Looking at how he achieved the feat in 2006, Fasuba insisted it was hard work and meticulous planning.
“It didn’t start too good for me because I had hopes of winning the World Indoor title that year in Moscow but finished in the sixth positions due to some technicalities,” observed the African record holder who is the only African nay Nigerian sprinter to win three successive Senior African Athletics Championships sprint titles to date.
“Without working on my top end speed, I went to Melbourne for the Commonwealth Games and surprised myself with a silver medal in the 100m,” recalled Fasuba.
“I flew back to Nigeria happy but determined to work harder and three weeks before the African record, i did personal best in the 80m, 120m and 150m time trials my coach, Frenchman Pierre Jean-Vazel set for me. He’s also a statistician,” he noted.
But two days after these wonderful performances in training, Fasuba was to fall sick and was unhappy that his beautiful form was going to waste without any tangible result.
“Two days latter (after running PB in the 80m, 20m, and the 150m), I fell sick and was so unhappy because I knew I was ready to do something great. My coach had to reduce my training workload and gave me more tempo runs.

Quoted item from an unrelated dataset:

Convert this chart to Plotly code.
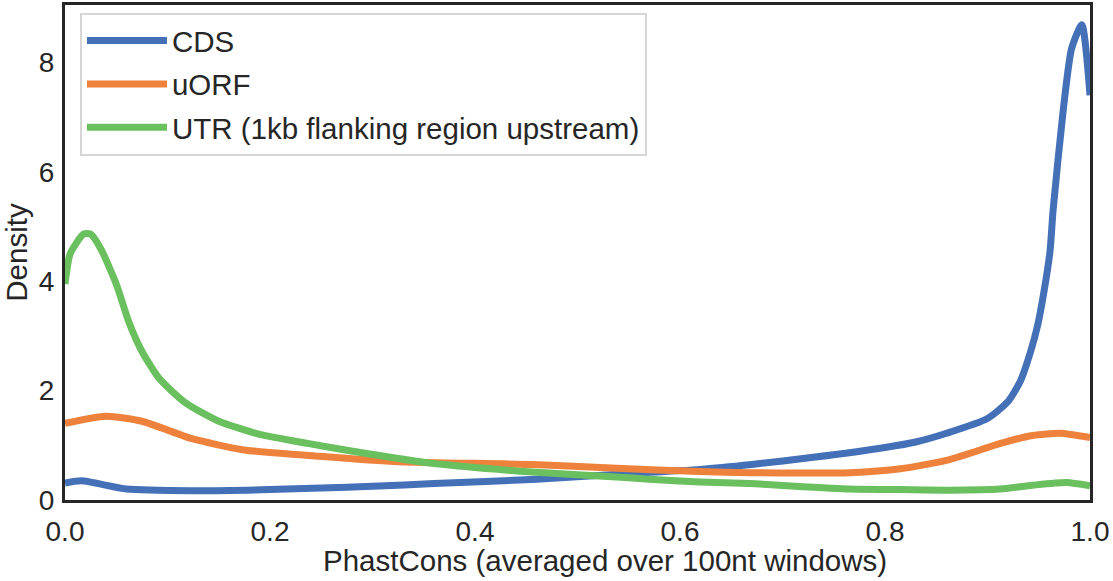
import plotly.graph_objects as go

# ---- data ----
cds_x = [0.0, 0.016, 0.06, 0.124, 0.2, 0.25, 0.3, 0.36, 0.46, 0.54, 0.62, 0.67, 0.73, 0.80,
         0.83, 0.86, 0.90, 0.92, 0.932, 0.942, 0.949, 0.955, 0.961, 0.964, 0.974, 0.982, 0.992, 1.0]
cds_y = [0.31, 0.35, 0.2, 0.17, 0.19, 0.22, 0.25, 0.30, 0.38, 0.47, 0.56, 0.65, 0.78, 0.96,
         1.06, 1.22, 1.49, 1.8, 2.17, 2.71, 3.2, 3.8, 4.55, 5.3, 7.15, 8.25, 8.69, 7.4]

uorf_x = [0.0, 0.04, 0.075, 0.124, 0.173, 0.248, 0.326, 0.456, 0.538, 0.619, 0.668, 0.766,
          0.815, 0.863, 0.912, 0.944, 0.971, 1.0]
uorf_y = [1.40, 1.53, 1.44, 1.12, 0.92, 0.80, 0.70, 0.65, 0.58, 0.52, 0.50, 0.50,
          0.57, 0.74, 1.03, 1.18, 1.22, 1.14]

utr_x = [0.0, 0.005, 0.018, 0.025, 0.035, 0.05, 0.062, 0.075, 0.092, 0.118, 0.15, 0.19, 0.238,
         0.294, 0.358, 0.456, 0.538, 0.57, 0.619, 0.668, 0.766, 0.815, 0.863, 0.912, 0.944,
         0.977, 1.0]
utr_y = [3.95, 4.5, 4.86, 4.86, 4.59, 3.95, 3.27, 2.72, 2.22, 1.77, 1.44, 1.2, 1.03,
         0.85, 0.67, 0.51, 0.42, 0.38, 0.33, 0.3, 0.2, 0.19, 0.18, 0.2, 0.27,
         0.32, 0.26]

series = [
    ("CDS", cds_x, cds_y, "#4470b8"),
    ("uORF", uorf_x, uorf_y, "#ee823c"),
    ("UTR (1kb flanking region upstream)", utr_x, utr_y, "#6abf5e"),
]

x_ticks = [0.0, 0.2, 0.4, 0.6, 0.8, 1.0]
x_tick_labels = ["0.0", "0.2", "0.4", "0.6", "0.8", "1.0"]
y_ticks = [0, 2, 4, 6, 8]
x_title = "PhastCons (averaged over 100nt windows)"

FONT = "Liberation Sans, Arial, sans-serif"
FS = 29.5
fig = go.Figure()
for i, (name, xs, ys, col) in enumerate(series):
    fig.add_trace(go.Scatter(
        x=xs, y=ys, mode="lines", name=name, legendgroup=str(i),
        line=dict(color=col, width=7, shape="spline", smoothing=0.6),
    ))

axis_common = dict(
    showline=True, mirror=True, linewidth=3, linecolor="#262626",
    showgrid=False, zeroline=False, ticks="",
    tickfont=dict(size=28, color="#262626", family=FONT),
)
fig.update_layout(
    width=1113, height=581,
    margin=dict(l=65, r=23, t=2, b=81),
    paper_bgcolor="white", plot_bgcolor="white",
    font=dict(family=FONT, color="#262626", size=FS),
    xaxis=dict(range=[0, 1], tickvals=x_ticks, ticktext=x_tick_labels,
               ticklabelstandoff=4, **axis_common),
    yaxis=dict(range=[0, 9.05], tickvals=y_ticks, ticklabelstandoff=2,
               title=dict(text="Density", font=dict(size=FS, family=FONT, color="#262626"),
                          standoff=12),
               **axis_common),
    legend=dict(x=0.0146, y=0.984, xanchor="left", yanchor="top",
                bgcolor="white", bordercolor="#d6d6d6", borderwidth=2,
                font=dict(size=FS, family=FONT, color="#262626"),
                tracegroupgap=2, itemwidth=80),
    showlegend=True,
    annotations=[dict(text=x_title, xref="paper", yref="paper", x=0.527, y=-0.1606,
                      xanchor="center", yanchor="bottom", showarrow=False,
                      font=dict(size=FS, family=FONT, color="#262626"))],
)
fig.write_html("out.html")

“On the day of the competition (Doha Grand Prix), I remembered getting to the track and after I started my warm-up, I broke down crying, telling my coach, that I feel ready to do something great but my body didn’t feel like mine at all. “He didn’t panic. He started giving me some different kinds of stretches to put my mind at ease. As we say, the rest is now history after the race with the African title in the bag,” Fasuba stressed on how he dethroned Namibian Frankie Fredericks to become Africa’s fastest man ever, 14 years down the line.
Although he praised the current generation of Nigerian sprinters for putting through the difficult environment in the country to achieve whatever modest achievements that they have recorded, Fasuba insists that “the male sprinters are not coming to either Europe or working on getting scholarships to make themselves get better. Most of them are comfortable sitting back home.”
He however dismissed the age long home-based and foreign-based dichotomy created by successive administrations at the AFN.
“Athletics is an individual sport. The only time we talk of team is in the relays and from past history, when the team do not work together, we lose. I believe the classification system in terms of foreign-based and home-based is an outdated system that needs to be looked into.
Once that is looked into, I believe we will have the unity that the sports of athletics should have,” concludes Fasuba.